Do you remember the days when everyone was drooling over multiculturalism? Nothing seemed quite so modern as constructing a society around multiple cults to multiple deities. That its adherents did not notice that they were selling a postmodern version of pagan idolatry should not surprise us. These were not the best and the brightest.
But, you know that.
In America the Biden administration and the academic media-driven left has been trying to ram diversity down everyone’s gullet.
In Europe, the situation is slightly different. In the first place Europe is not a homogeneous cultural entity. In the second place, the problem in Europe is Muslim migrants. In America the problem has been, at least until recently, South and Central American migrants.
One needs to mention that the current situation in the Middle East has shown American that there is a large politically active coterie of Muslims in America and that they are not shy about showing off their intolerance, especially their anti-Semitism. Since they pay no price for their appalling behavior, they continue to attack Jews.
Meanwhile, back in Europe, the elections for the European Parliament decisively repudiated decades of immigration policy. In France and Germany, anti-immigrant parties outpolled the more traditional political parties.
Writing in the New York Times, Roger Cohen calls it a return to nationalism and one would be hard put to disagree.
Cohen’s point is well made. It’s not just about migrants, but about migrants who refuse to assimilate, who do not adopt local customs, and who insist that everyone treat them as though they belong-- to a superior culture:
At the heart of the rapid rise of the nationalist right, with its view of immigrants as a direct threat to the essence of France, there appears to lie a growing feeling among many French people that they are no longer at home in their own country.
That feeling, a vague but potent malaise, has many elements. They include a sense of dispossession, of neighborhoods transformed in dress and habits by the arrival of mainly Muslim immigrants from North Africa, and of lost identity in a fast-changing world.

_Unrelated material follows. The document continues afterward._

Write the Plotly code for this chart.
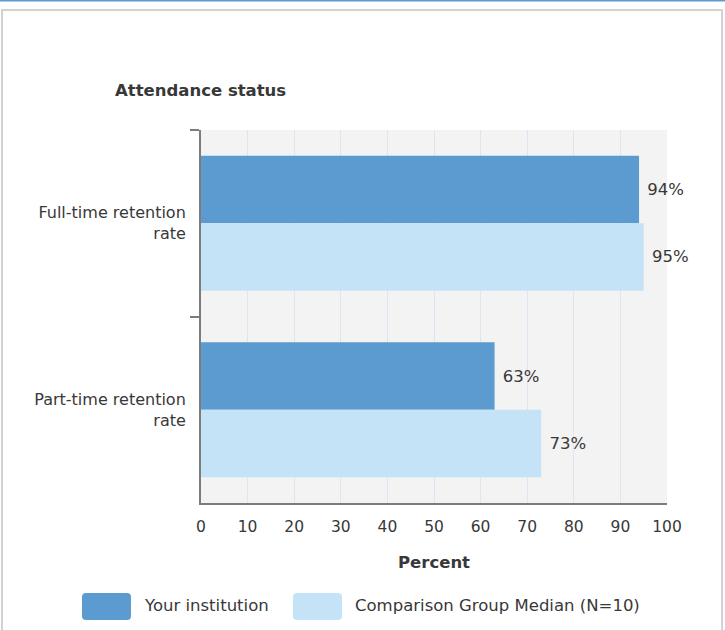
import plotly.graph_objects as go

categories = ["Full-time retention<br>rate", "Part-time retention<br>rate"]
your_institution = [94, 63]
comparison_median = [95, 73]
series_names = ["Your institution", "Comparison Group Median (N=10)"]
x_ticks = list(range(0, 101, 10))

dark = "#5b9bcf"
light = "#c5e3f6"
txt = "#383838"
font_family = "DejaVu Sans, Verdana, sans-serif"
fs = 16.5

W, H = 725, 630
L, R, T, B = 201, 58, 130, 127
pw, ph = W - L - R, H - T - B


def px(x):
    return (x - L) / pw


def py(y):
    return (H - B - y) / ph


def rounded_rect(x0, y0, x1, y1, r):
    rx, ry = r / pw, r / ph
    a0, a1, b0, b1 = px(x0), px(x1), py(y1), py(y0)
    return (f"M {a0 + rx},{b0} L {a1 - rx},{b0} Q {a1},{b0} {a1},{b0 + ry} "
            f"L {a1},{b1 - ry} Q {a1},{b1} {a1 - rx},{b1} L {a0 + rx},{b1} "
            f"Q {a0},{b1} {a0},{b1 - ry} L {a0},{b0 + ry} Q {a0},{b0} {a0 + rx},{b0} Z")


fig = go.Figure()
for name, vals, col in [(series_names[0], your_institution, dark),
                        (series_names[1], comparison_median, light)]:
    fig.add_trace(go.Bar(
        y=categories, x=vals, orientation="h", name=name,
        marker=dict(color=col, line=dict(width=0)),
        text=[f" {v}%" for v in vals], textposition="outside",
        textfont=dict(size=fs, color=txt, family=font_family), cliponaxis=False,
    ))

shapes = [
    dict(type="rect", xref="paper", yref="paper", x0=px(2), x1=px(722), y0=py(645), y1=py(10),
         line=dict(color="#d2d2d2", width=2), fillcolor="rgba(0,0,0,0)", layer="below"),
    dict(type="line", xref="paper", yref="paper", x0=px(0), x1=px(725), y0=py(0.5), y1=py(0.5),
         line=dict(color="#5b9bd5", width=2)),
    dict(type="path", xref="paper", yref="paper", path=rounded_rect(82, 593, 131, 620, 4),
         line=dict(width=0), fillcolor=dark),
    dict(type="path", xref="paper", yref="paper", path=rounded_rect(293, 593, 342, 620, 4),
         line=dict(width=0), fillcolor=light),
]

annotations = [
    dict(text=series_names[0], xref="paper", yref="paper", x=px(142), y=py(605),
         xanchor="left", yanchor="middle", showarrow=False,
         font=dict(size=fs, color=txt, family=font_family)),
    dict(text=series_names[1], xref="paper", yref="paper", x=px(353), y=py(605),
         xanchor="left", yanchor="middle", showarrow=False,
         font=dict(size=fs, color=txt, family=font_family)),
]

fig.update_layout(
    width=W, height=H,
    margin=dict(l=L, r=R, t=T, b=B, pad=0),
    paper_bgcolor="white", plot_bgcolor="#f3f3f3",
    barmode="group", bargap=0.277, bargroupgap=0,
    showlegend=False,
    title=dict(text="<b>Attendance status</b>", x=115 / W, xanchor="left", xref="container",
               y=1 - 90 / H, yanchor="middle", yref="container",
               font=dict(size=fs, color=txt, family=font_family)),
    font=dict(family=font_family, size=fs, color=txt),
    shapes=shapes, annotations=annotations,
    xaxis=dict(range=[0, 100], tickvals=x_ticks, ticktext=[str(t) for t in x_ticks],
               showgrid=True, gridcolor="#dde5f0", gridwidth=1,
               showline=True, linecolor="#7c7c7c", linewidth=2,
               ticks="", ticklabelstandoff=8, zeroline=False,
               tickfont=dict(size=15.5, color=txt, family=font_family),
               title=dict(text="<b>Percent</b>", standoff=22,
                          font=dict(size=fs, color=txt, family=font_family))),
    yaxis=dict(autorange="reversed", showline=True, linecolor="#7c7c7c", linewidth=2,
               ticks="outside", tickson="boundaries", ticklen=9, tickcolor="#7c7c7c", tickwidth=2,
               showgrid=False, ticklabelstandoff=10,
               tickfont=dict(size=16, color=txt, family=font_family)),
)

fig.write_html("out.html", config={"displayModeBar": False},
               post_script="document.body.style.margin='0';")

The modern migrant wave began when German Chancellor Angela Merkel opened her country’s doors to Muslim refugees. We note in passing that she was a right of center politician, not a leftist:
Almost a decade ago, Angela Merkel, then the German chancellor, immortalized the words “Wir schaffen das,” or “we can do this,” as she admitted more than one million Syrian refugees to Germany.
Again, Cohen mentions that migrants are not working to belong to the local culture. As is happening in Sweden, migrants are bringing crime and chaos. And then they complain that they are not being welcomed.
Once the core theme of the xenophobic right, the push to control or stop migrants has moved toward the center of the political spectrum. The view of immigrants as diluting national identity, freeloading on social safety nets and importing violence has spread, often fed by thinly veiled bigotry.
Note the last phrase. Why is it necessary to add the notion that French citizens are bigots. When migrants import criminal violence, Cohen seems to be suggesting that they are not responsible for their behavior. As an old saying has it, certain groups are never at fault. We can add that certain groups are always at fault.
Why this shift? Western societies of ever greater inequality have left many people behind, fueling anger. In France, a social model that worked well for a long time has been unable to resolve the problems of lost hope and poor schools in suburban projects where many immigrants live. This feeds further frustration. Tensions flare regularly between Muslims and the police.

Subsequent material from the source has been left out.